» TASK BRIEF:
Retype the whole listing, please, keeping every line exact and dropping the pictures.

## begin

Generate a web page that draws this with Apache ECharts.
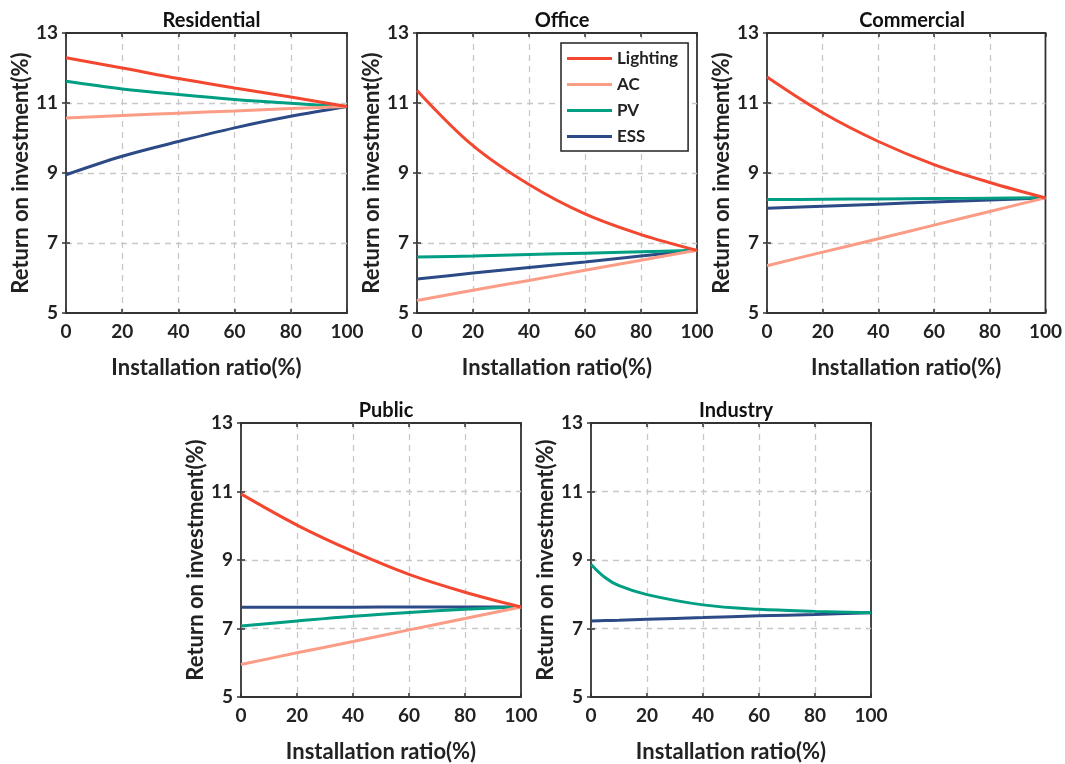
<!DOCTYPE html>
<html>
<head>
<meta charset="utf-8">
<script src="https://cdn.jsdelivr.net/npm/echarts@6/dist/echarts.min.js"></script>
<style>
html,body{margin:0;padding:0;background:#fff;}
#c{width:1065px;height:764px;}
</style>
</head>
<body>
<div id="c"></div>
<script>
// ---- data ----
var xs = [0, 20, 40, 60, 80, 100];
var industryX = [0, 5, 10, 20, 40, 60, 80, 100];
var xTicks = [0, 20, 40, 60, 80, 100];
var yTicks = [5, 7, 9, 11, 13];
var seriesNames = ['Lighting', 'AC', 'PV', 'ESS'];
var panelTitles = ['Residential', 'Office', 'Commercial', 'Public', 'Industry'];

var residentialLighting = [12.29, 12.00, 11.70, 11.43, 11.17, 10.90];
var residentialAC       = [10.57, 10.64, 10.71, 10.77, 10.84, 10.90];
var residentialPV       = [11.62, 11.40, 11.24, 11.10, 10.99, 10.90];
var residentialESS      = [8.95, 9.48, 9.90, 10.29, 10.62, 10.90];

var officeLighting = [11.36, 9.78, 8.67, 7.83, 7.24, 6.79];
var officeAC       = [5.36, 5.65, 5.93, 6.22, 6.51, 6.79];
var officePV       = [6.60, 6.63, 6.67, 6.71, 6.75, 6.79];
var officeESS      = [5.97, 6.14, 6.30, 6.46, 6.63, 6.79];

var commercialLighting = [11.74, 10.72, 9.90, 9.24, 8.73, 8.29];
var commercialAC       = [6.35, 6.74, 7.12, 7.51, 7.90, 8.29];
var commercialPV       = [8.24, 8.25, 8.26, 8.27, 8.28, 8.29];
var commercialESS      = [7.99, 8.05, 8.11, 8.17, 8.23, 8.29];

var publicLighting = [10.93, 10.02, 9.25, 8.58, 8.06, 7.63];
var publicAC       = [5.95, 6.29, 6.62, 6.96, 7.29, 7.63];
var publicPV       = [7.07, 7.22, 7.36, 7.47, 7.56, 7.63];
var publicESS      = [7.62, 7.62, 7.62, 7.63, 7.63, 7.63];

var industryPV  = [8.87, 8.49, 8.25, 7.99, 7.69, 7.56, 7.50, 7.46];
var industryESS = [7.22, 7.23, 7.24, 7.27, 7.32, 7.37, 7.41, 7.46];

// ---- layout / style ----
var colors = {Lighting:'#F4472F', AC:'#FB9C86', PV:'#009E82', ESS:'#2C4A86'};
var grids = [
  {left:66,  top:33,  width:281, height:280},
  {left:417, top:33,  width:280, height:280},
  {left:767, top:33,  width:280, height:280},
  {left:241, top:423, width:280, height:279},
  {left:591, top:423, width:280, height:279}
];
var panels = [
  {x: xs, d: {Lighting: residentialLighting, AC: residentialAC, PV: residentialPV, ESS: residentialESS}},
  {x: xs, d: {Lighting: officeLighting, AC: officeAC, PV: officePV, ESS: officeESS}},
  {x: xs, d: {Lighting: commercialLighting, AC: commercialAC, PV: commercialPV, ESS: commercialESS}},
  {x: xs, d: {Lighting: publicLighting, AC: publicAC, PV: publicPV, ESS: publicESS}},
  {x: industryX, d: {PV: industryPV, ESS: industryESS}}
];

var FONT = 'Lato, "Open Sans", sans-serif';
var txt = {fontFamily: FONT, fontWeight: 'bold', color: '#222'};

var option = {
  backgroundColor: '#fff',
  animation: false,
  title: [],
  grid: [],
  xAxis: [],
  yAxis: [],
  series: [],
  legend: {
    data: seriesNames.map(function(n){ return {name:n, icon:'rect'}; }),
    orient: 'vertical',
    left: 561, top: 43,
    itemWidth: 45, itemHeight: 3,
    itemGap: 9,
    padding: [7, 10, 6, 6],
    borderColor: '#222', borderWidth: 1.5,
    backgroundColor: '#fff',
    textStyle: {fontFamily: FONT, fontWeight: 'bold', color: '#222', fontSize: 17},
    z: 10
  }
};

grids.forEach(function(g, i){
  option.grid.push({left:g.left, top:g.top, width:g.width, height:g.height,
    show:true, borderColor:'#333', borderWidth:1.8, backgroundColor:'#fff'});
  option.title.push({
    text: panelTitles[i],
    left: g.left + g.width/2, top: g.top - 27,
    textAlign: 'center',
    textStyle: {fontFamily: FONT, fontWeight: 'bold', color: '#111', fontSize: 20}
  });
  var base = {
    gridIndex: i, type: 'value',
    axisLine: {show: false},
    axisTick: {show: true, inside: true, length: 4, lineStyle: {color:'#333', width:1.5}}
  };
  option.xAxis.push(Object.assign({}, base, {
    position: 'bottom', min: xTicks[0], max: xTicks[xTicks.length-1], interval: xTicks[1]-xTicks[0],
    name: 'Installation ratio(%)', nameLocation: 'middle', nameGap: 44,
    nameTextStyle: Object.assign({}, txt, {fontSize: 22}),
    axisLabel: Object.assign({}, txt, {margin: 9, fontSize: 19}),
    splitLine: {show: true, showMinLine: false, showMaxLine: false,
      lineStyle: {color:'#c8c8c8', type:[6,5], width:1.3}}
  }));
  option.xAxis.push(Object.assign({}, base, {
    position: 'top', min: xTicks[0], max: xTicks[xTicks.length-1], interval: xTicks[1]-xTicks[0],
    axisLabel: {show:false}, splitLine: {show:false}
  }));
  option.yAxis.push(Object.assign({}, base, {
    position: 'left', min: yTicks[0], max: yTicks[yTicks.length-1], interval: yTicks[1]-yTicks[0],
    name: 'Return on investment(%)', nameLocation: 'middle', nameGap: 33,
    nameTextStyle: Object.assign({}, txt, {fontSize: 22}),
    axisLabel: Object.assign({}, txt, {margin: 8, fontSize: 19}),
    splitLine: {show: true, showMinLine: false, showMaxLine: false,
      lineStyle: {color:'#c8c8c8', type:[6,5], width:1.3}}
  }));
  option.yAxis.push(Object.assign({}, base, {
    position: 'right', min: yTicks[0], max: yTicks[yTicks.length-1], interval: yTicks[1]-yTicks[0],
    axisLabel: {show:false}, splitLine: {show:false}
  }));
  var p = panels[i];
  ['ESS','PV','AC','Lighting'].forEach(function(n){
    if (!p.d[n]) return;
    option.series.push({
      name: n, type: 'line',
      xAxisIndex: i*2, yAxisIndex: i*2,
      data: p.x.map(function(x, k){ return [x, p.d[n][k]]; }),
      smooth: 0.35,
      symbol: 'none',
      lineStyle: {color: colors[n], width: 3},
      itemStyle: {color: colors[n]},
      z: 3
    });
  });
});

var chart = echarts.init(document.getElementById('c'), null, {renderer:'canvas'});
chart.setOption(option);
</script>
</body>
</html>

## end

» OUTPUT BELOW:
Generate a web page that draws this with Apache ECharts.
<!DOCTYPE html>
<html>
<head>
<meta charset="utf-8">
<script src="https://cdn.jsdelivr.net/npm/echarts@6/dist/echarts.min.js"></script>
<style>
html,body{margin:0;padding:0;background:#fff;}
#c{width:1065px;height:764px;}
</style>
</head>
<body>
<div id="c"></div>
<script>
// ---- data ----
var xs = [0, 20, 40, 60, 80, 100];
var industryX = [0, 5, 10, 20, 40, 60, 80, 100];
var xTicks = [0, 20, 40, 60, 80, 100];
var yTicks = [5, 7, 9, 11, 13];
var seriesNames = ['Lighting', 'AC', 'PV', 'ESS'];
var panelTitles = ['Residential', 'Office', 'Commercial', 'Public', 'Industry'];

var residentialLighting = [12.29, 12.00, 11.70, 11.43, 11.17, 10.90];
var residentialAC       = [10.57, 10.64, 10.71, 10.77, 10.84, 10.90];
var residentialPV       = [11.62, 11.40, 11.24, 11.10, 10.99, 10.90];
var residentialESS      = [8.95, 9.48, 9.90, 10.29, 10.62, 10.90];

var officeLighting = [11.36, 9.78, 8.67, 7.83, 7.24, 6.79];
var officeAC       = [5.36, 5.65, 5.93, 6.22, 6.51, 6.79];
var officePV       = [6.60, 6.63, 6.67, 6.71, 6.75, 6.79];
var officeESS      = [5.97, 6.14, 6.30, 6.46, 6.63, 6.79];

var commercialLighting = [11.74, 10.72, 9.90, 9.24, 8.73, 8.29];
var commercialAC       = [6.35, 6.74, 7.12, 7.51, 7.90, 8.29];
var commercialPV       = [8.24, 8.25, 8.26, 8.27, 8.28, 8.29];
var commercialESS      = [7.99, 8.05, 8.11, 8.17, 8.23, 8.29];

var publicLighting = [10.93, 10.02, 9.25, 8.58, 8.06, 7.63];
var publicAC       = [5.95, 6.29, 6.62, 6.96, 7.29, 7.63];
var publicPV       = [7.07, 7.22, 7.36, 7.47, 7.56, 7.63];
var publicESS      = [7.62, 7.62, 7.62, 7.63, 7.63, 7.63];

var industryPV  = [8.87, 8.49, 8.25, 7.99, 7.69, 7.56, 7.50, 7.46];
var industryESS = [7.22, 7.23, 7.24, 7.27, 7.32, 7.37, 7.41, 7.46];

// ---- layout / style ----
var colors = {Lighting:'#F4472F', AC:'#FB9C86', PV:'#009E82', ESS:'#2C4A86'};
var grids = [
  {left:66,  top:33,  width:281, height:280},
  {left:417, top:33,  width:280, height:280},
  {left:767, top:33,  width:280, height:280},
  {left:241, top:423, width:280, height:279},
  {left:591, top:423, width:280, height:279}
];
var panels = [
  {x: xs, d: {Lighting: residentialLighting, AC: residentialAC, PV: residentialPV, ESS: residentialESS}},
  {x: xs, d: {Lighting: officeLighting, AC: officeAC, PV: officePV, ESS: officeESS}},
  {x: xs, d: {Lighting: commercialLighting, AC: commercialAC, PV: commercialPV, ESS: commercialESS}},
  {x: xs, d: {Lighting: publicLighting, AC: publicAC, PV: publicPV, ESS: publicESS}},
  {x: industryX, d: {PV: industryPV, ESS: industryESS}}
];

var FONT = 'Lato, "Open Sans", sans-serif';
var txt = {fontFamily: FONT, fontWeight: 'bold', color: '#222'};

var option = {
  backgroundColor: '#fff',
  animation: false,
  title: [],
  grid: [],
  xAxis: [],
  yAxis: [],
  series: [],
  legend: {
    data: seriesNames.map(function(n){ return {name:n, icon:'rect'}; }),
    orient: 'vertical',
    left: 561, top: 43,
    itemWidth: 45, itemHeight: 3,
    itemGap: 9,
    padding: [7, 10, 6, 6],
    borderColor: '#222', borderWidth: 1.5,
    backgroundColor: '#fff',
    textStyle: {fontFamily: FONT, fontWeight: 'bold', color: '#222', fontSize: 17},
    z: 10
  }
};

grids.forEach(function(g, i){
  option.grid.push({left:g.left, top:g.top, width:g.width, height:g.height,
    show:true, borderColor:'#333', borderWidth:1.8, backgroundColor:'#fff'});
  option.title.push({
    text: panelTitles[i],
    left: g.left + g.width/2, top: g.top - 27,
    textAlign: 'center',
    textStyle: {fontFamily: FONT, fontWeight: 'bold', color: '#111', fontSize: 20}
  });
  var base = {
    gridIndex: i, type: 'value',
    axisLine: {show: false},
    axisTick: {show: true, inside: true, length: 4, lineStyle: {color:'#333', width:1.5}}
  };
  option.xAxis.push(Object.assign({}, base, {
    position: 'bottom', min: xTicks[0], max: xTicks[xTicks.length-1], interval: xTicks[1]-xTicks[0],
    name: 'Installation ratio(%)', nameLocation: 'middle', nameGap: 44,
    nameTextStyle: Object.assign({}, txt, {fontSize: 22}),
    axisLabel: Object.assign({}, txt, {margin: 9, fontSize: 19}),
    splitLine: {show: true, showMinLine: false, showMaxLine: false,
      lineStyle: {color:'#c8c8c8', type:[6,5], width:1.3}}
  }));
  option.xAxis.push(Object.assign({}, base, {
    position: 'top', min: xTicks[0], max: xTicks[xTicks.length-1], interval: xTicks[1]-xTicks[0],
    axisLabel: {show:false}, splitLine: {show:false}
  }));
  option.yAxis.push(Object.assign({}, base, {
    position: 'left', min: yTicks[0], max: yTicks[yTicks.length-1], interval: yTicks[1]-yTicks[0],
    name: 'Return on investment(%)', nameLocation: 'middle', nameGap: 33,
    nameTextStyle: Object.assign({}, txt, {fontSize: 22}),
    axisLabel: Object.assign({}, txt, {margin: 8, fontSize: 19}),
    splitLine: {show: true, showMinLine: false, showMaxLine: false,
      lineStyle: {color:'#c8c8c8', type:[6,5], width:1.3}}
  }));
  option.yAxis.push(Object.assign({}, base, {
    position: 'right', min: yTicks[0], max: yTicks[yTicks.length-1], interval: yTicks[1]-yTicks[0],
    axisLabel: {show:false}, splitLine: {show:false}
  }));
  var p = panels[i];
  ['ESS','PV','AC','Lighting'].forEach(function(n){
    if (!p.d[n]) return;
    option.series.push({
      name: n, type: 'line',
      xAxisIndex: i*2, yAxisIndex: i*2,
      data: p.x.map(function(x, k){ return [x, p.d[n][k]]; }),
      smooth: 0.35,
      symbol: 'none',
      lineStyle: {color: colors[n], width: 3},
      itemStyle: {color: colors[n]},
      z: 3
    });
  });
});

var chart = echarts.init(document.getElementById('c'), null, {renderer:'canvas'});
chart.setOption(option);
</script>
</body>
</html>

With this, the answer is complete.